Aren’t we funny sometimes?
Dad and I went out last night, and were looking for some movies or TV seasons to buy and watch. As we were walking through Target, we found a couple things each of us might want. I was looking at the complete collection of Sex and The City. It was on sale at Target for $99.99 which is actually really good. Dad asked me if I wanted him to buy it for me. I laughed, and said, “No, dad, you don’t have to buy me anything.”
He said, “Your mother and I want to get you something, Mand. We WANT to get you a gift for Christmas.”
The funny thing is, I consider them being HERE my Christmas present. And yet, I still want to get THEM the perfect gift. Even though Brock has gotten a new computer, and we have a new TV, I feel like I really need to get him a gift. Something sweet, and thoughtful. I haven’t once thought about something that I want, or something I would like someone to get for me. Above all else, I want everyone to get something for Ronan – clothes, books, and movies. I know he wont know whether or not he gets things, or how much, but I so much want this to be a great Christmas for him. It wont bother me if I don’t open a single gift on Christmas day.

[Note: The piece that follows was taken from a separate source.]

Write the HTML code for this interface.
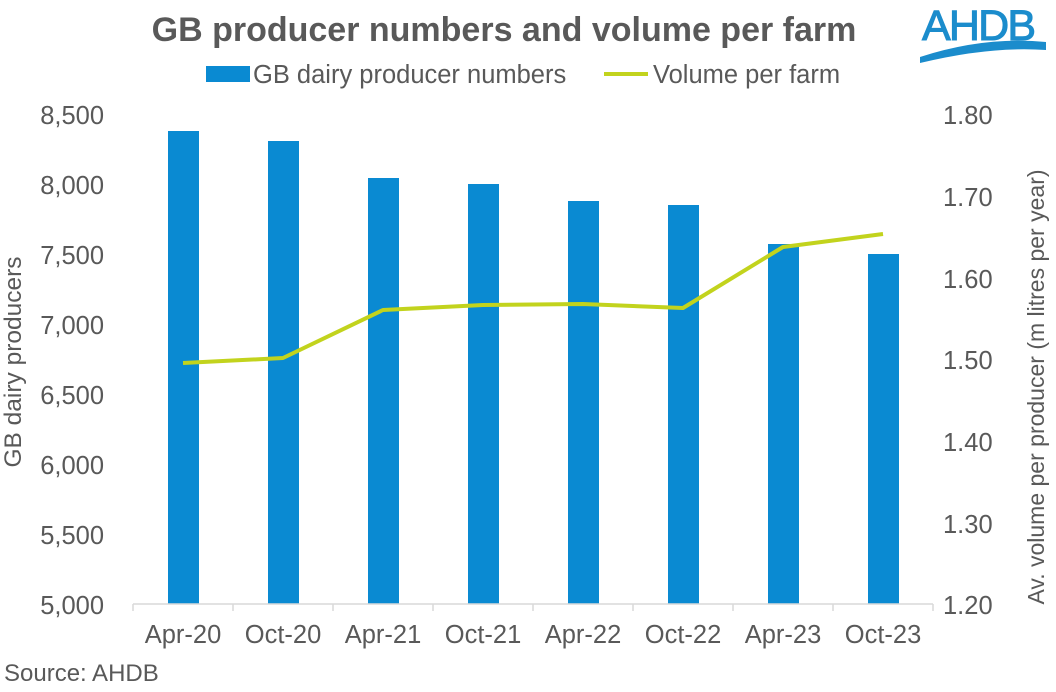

I want to buy and buy and buy for everyone. I love to wrap gifts, and I love to see people open what I get them. Strangely, though, I always have a really difficult time thinking of ‘thoughtful’ gifts to get everyone. I find myself wondering, every year, what to get and how much to spend. It’s so stressful, and really I just want it to be fun.
I haven’t decorated at all, and I wish I could do that, too. Finances just wont allow. Maybe next year?
I’m just thankful my family is here, everyone is having a wonderful time, and I get to share my son with my parents. That is the best gift I could have asked for.